■ Data lines ■
^^^^^^^^

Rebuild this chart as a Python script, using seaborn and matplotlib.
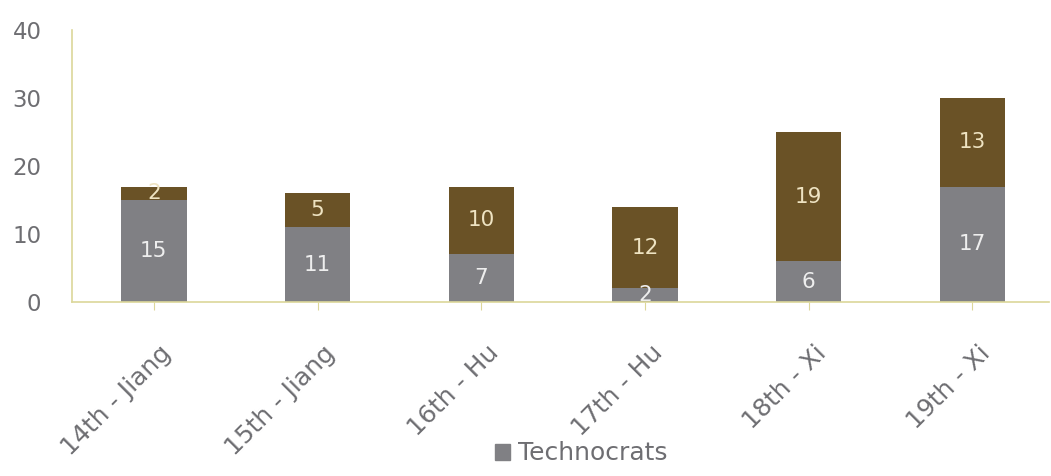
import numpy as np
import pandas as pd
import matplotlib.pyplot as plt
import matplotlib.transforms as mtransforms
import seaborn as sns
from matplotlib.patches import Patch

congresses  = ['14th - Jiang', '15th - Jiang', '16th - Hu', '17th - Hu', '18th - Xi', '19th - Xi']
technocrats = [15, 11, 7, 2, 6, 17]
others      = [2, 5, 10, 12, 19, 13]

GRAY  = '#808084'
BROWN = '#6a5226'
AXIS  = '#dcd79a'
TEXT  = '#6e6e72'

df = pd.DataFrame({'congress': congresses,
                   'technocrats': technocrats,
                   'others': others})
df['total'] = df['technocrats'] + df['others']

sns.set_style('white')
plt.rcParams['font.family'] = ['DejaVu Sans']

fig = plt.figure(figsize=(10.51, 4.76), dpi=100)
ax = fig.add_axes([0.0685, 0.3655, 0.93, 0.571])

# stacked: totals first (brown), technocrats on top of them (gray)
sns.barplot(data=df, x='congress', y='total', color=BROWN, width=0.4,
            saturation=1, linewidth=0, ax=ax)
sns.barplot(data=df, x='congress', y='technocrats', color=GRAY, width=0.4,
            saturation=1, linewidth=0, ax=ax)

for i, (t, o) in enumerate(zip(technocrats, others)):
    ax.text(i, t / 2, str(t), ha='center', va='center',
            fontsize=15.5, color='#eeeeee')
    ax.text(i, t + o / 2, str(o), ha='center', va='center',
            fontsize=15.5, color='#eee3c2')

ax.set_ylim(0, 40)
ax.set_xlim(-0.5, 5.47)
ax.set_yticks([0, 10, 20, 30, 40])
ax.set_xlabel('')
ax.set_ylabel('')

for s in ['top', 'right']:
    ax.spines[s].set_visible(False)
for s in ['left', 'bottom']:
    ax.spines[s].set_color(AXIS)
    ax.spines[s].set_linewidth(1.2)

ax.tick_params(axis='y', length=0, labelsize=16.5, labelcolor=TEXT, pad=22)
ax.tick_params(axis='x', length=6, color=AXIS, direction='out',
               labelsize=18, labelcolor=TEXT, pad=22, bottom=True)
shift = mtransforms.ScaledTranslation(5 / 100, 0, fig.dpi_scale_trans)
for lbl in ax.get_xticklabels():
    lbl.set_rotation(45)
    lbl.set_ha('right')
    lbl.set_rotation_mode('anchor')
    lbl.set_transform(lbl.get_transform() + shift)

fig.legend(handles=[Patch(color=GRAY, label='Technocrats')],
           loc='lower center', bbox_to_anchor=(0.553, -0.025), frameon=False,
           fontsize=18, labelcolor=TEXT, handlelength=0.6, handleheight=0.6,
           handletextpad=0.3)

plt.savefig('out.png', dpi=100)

^^^^^^^^

■ Problem ■
All of the data needs repeating exactly, but the pictures do not.

■ Answer ■
Rebuild this chart as a Python script, using seaborn and matplotlib.
import numpy as np
import pandas as pd
import matplotlib.pyplot as plt
import matplotlib.transforms as mtransforms
import seaborn as sns
from matplotlib.patches import Patch

congresses  = ['14th - Jiang', '15th - Jiang', '16th - Hu', '17th - Hu', '18th - Xi', '19th - Xi']
technocrats = [15, 11, 7, 2, 6, 17]
others      = [2, 5, 10, 12, 19, 13]

GRAY  = '#808084'
BROWN = '#6a5226'
AXIS  = '#dcd79a'
TEXT  = '#6e6e72'

df = pd.DataFrame({'congress': congresses,
                   'technocrats': technocrats,
                   'others': others})
df['total'] = df['technocrats'] + df['others']

sns.set_style('white')
plt.rcParams['font.family'] = ['DejaVu Sans']

fig = plt.figure(figsize=(10.51, 4.76), dpi=100)
ax = fig.add_axes([0.0685, 0.3655, 0.93, 0.571])

# stacked: totals first (brown), technocrats on top of them (gray)
sns.barplot(data=df, x='congress', y='total', color=BROWN, width=0.4,
            saturation=1, linewidth=0, ax=ax)
sns.barplot(data=df, x='congress', y='technocrats', color=GRAY, width=0.4,
            saturation=1, linewidth=0, ax=ax)

for i, (t, o) in enumerate(zip(technocrats, others)):
    ax.text(i, t / 2, str(t), ha='center', va='center',
            fontsize=15.5, color='#eeeeee')
    ax.text(i, t + o / 2, str(o), ha='center', va='center',
            fontsize=15.5, color='#eee3c2')

ax.set_ylim(0, 40)
ax.set_xlim(-0.5, 5.47)
ax.set_yticks([0, 10, 20, 30, 40])
ax.set_xlabel('')
ax.set_ylabel('')

for s in ['top', 'right']:
    ax.spines[s].set_visible(False)
for s in ['left', 'bottom']:
    ax.spines[s].set_color(AXIS)
    ax.spines[s].set_linewidth(1.2)

ax.tick_params(axis='y', length=0, labelsize=16.5, labelcolor=TEXT, pad=22)
ax.tick_params(axis='x', length=6, color=AXIS, direction='out',
               labelsize=18, labelcolor=TEXT, pad=22, bottom=True)
shift = mtransforms.ScaledTranslation(5 / 100, 0, fig.dpi_scale_trans)
for lbl in ax.get_xticklabels():
    lbl.set_rotation(45)
    lbl.set_ha('right')
    lbl.set_rotation_mode('anchor')
    lbl.set_transform(lbl.get_transform() + shift)

fig.legend(handles=[Patch(color=GRAY, label='Technocrats')],
           loc='lower center', bbox_to_anchor=(0.553, -0.025), frameon=False,
           fontsize=18, labelcolor=TEXT, handlelength=0.6, handleheight=0.6,
           handletextpad=0.3)

plt.savefig('out.png', dpi=100)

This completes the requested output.